Atrocities inflicted on UP Muslims, Rule of law collapsed: Jury

Lucknow: Little do we know about the Yogi government violence that targeted only one section of people that is the Muslim community, brutally killing people, shooting them to death.

The ruling government’s barbarism against protestors opposing CAA, NPR, NRIC is not only witnessed in UP but also in varsities where the future generations has been attacked, assaulted, shamefully by none other than the uniformed keepers of law and order, the Telegraph reported.

Jamia Millia Islamia University, Jawaharlal Nehru University, Aligarh University were targetted, the keepers of law turned savage against these centres targeting students, staff.

Meanwhile, the women of Shaheen Bagh continue to silently protest as they shed light through wintry nights on the aspirations of their fellow citizens across India.

Surprisingly, however, very scant attention has been paid to the extraordinary horrors inflicted on the hapless Muslims of Uttar Pradesh with the State CM misusing power, sheltering behind the Constitution claiming to take revenge against this community with inadequate reportage from media that has kept these chilling details under wraps not exposing it to the outside world.

UP State’s administration, including the police, did become clear as a reign of terror that was unleashed on the Muslims.

Soon after little reportage of the terror, the police army unleashed on Muslims, a “people’s tribunal” was held in Delhi on January 16 to expose the shocking chain of events that swept the capital as well as the western Uttar Pradesh.

The fate of UP Muslims became a casualty in the state with increased hate assault by the keepers of the law.

Following the incidents, assaults against the community, a jury for the people’s tribunal was set up comprising of former justices of the Supreme Court, a former chief justice of Delhi High Court, eminent academics and retired civil servants.

The jury was “deeply worried and dismayed by the testimonies placed before it. It is convinced that the entire state machinery, led from the top, acted with grave prejudice and perpetrated violence targeting one particular community, the state’s Muslim population, and the social activists leading the movement”.

Having heard the testimonies of lawyers, field workers, human rights defenders, civil society activists, doctors and eyewitnesses and watching the videos of victims, the jury opined that “the UP police has been guilty of inflicting enormous violence targeting the Muslim community, peaceful protesters, and not even sparing those (who) were not involved in the protest”.

The police brutality also included “the arrest of and filing of false cases against innocent people; the destruction of vehicles and property by entering people’s homes, as well as CCTV cameras; threats to and intimidation of people picked up (for) speaking the truth about what happened; communalized abuses against victims; custody violence even on minors; firing and killing people without following the law; preventing medical personnel from treating the injured and threatening the injured against accessing medical care”.

The jury also came to the understanding that the victims’ complaints about police brutality, violence and destruction of property were either not filed or were filed incorrectly while, on the other hand, thousands of FIRs were filed against unnamed people on the charge that they had become violent, the intention to continue harassment and intimidation.

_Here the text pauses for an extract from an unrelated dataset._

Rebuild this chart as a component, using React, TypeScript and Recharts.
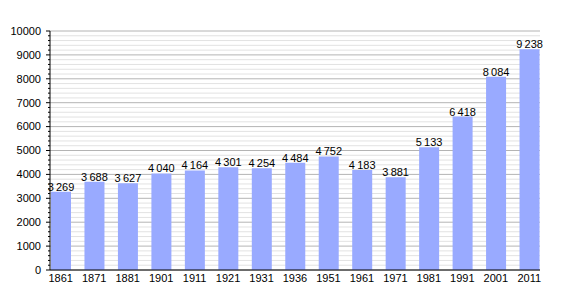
import React from 'react';
import { BarChart, Bar, XAxis, YAxis, CartesianGrid, LabelList } from 'recharts';

const years = ['1861', '1871', '1881', '1901', '1911', '1921', '1931', '1936', '1951', '1961', '1971', '1981', '1991', '2001', '2011'];
const population = [3269, 3688, 3627, 4040, 4164, 4301, 4254, 4484, 4752, 4183, 3881, 5133, 6418, 8084, 9238];
const allTicks: number[] = [];
for (let v = 0; v <= 10000; v += 200) allTicks.push(v);

const data = years.map((y, i) => ({ year: y, pop: population[i] }));

const FONT = '"Liberation Sans", Arial, sans-serif';

const fmt = (v: any) => {
  const s = String(v);
  if (s.length <= 3) return s;
  return s.slice(0, s.length - 3) + '\u202F' + s.slice(s.length - 3);
};

const YTick = (props: any) => {
  const { x, y, payload } = props;
  const v = payload.value;
  const major = v % 1000 === 0;
  return (
    <g>
      <line x1={x - (major ? 4 : 2)} x2={x} y1={y} y2={y} stroke="#000" strokeWidth={1} />
      {major && (
        <text x={x - 9} y={y} dy="0.35em" textAnchor="end" fontSize={11} fontFamily={FONT} fill="#000">
          {v}
        </text>
      )}
    </g>
  );
};

const GridLine = (p: any) => {
  const { x1, x2, y1, y2, index } = p;
  const v = allTicks[allTicks.length - 1 - index] ?? 0;
  const idx = typeof index === 'number' ? index : 0;
  const major = idx % 5 === 0;
  return (
    <line
      key={p.key}
      x1={x1}
      x2={x2}
      y1={y1}
      y2={y2}
      stroke={major ? '#b4b4b4' : '#e2e2e2'}
      strokeWidth={1}
      fill="none"
      data-v={v}
    />
  );
};

export default function App() {
  return (
    <BarChart
      width={562}
      height={292}
      data={data}
      margin={{ top: 23, right: 30, bottom: 10, left: 0 }}
      style={{ fontFamily: FONT }}
    >
      <CartesianGrid vertical={false} horizontal={(p: any) => <GridLine {...p} />} />
      <XAxis
        dataKey="year"
        padding={{ left: -6, right: -6 }}
        tickLine={false}
        tickSize={0}
        tickMargin={4}
        interval={0}
        axisLine={{ stroke: '#000' }}
        height={20}
        tick={{ fontSize: 11, fill: '#000', fontFamily: FONT }}
      />
      <YAxis
        type="number"
        domain={[0, 10000]}
        ticks={allTicks}
        interval={0}
        width={42}
        tickLine={false}
        tickSize={0}
        tickMargin={0}
        axisLine={{ stroke: '#000' }}
        tick={<YTick />}
      />
      <Bar dataKey="pop" fill="#99aaff" barSize={20} isAnimationActive={false}>
        <LabelList
          dataKey="pop"
          position="top"
          offset={1}
          formatter={fmt}
          style={{ fontSize: 11, fill: '#000', fontFamily: FONT }}
        />
      </Bar>
    </BarChart>
  );
}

The jury also found that the notices issued to the public for the damage allegedly caused to public property, without specifying culpability in a court of law, was entirely illegal.

Surprisingly, one of the most chilling revelations to have emerged from the tribunal was the repeated charge that none of the hospitals would admit even seriously injured people as they were apparently concerned about displeasing the government, as a sequence many individuals lost their lives.

Such conduct on the part of the state or the institution would be a violation of Article 21, Supreme Court rulings and international treaties to which India is a signatory, besides the matter of the Hippocratic oath.

Allegations of ambulances were not provided when necessary, when the Red Cross is honoured even in war also made it to the jury.

This despicable conduct by those concerned would likely have put them in front of an international tribunal investigating human rights had Uttar Pradesh been an independent country.

The jury concluded: “The state of affairs in UP shows a complete collapse of rule of law. In fact, the very state administration that is charged with protecting the rule of law is perpetrating violence upon its own people.”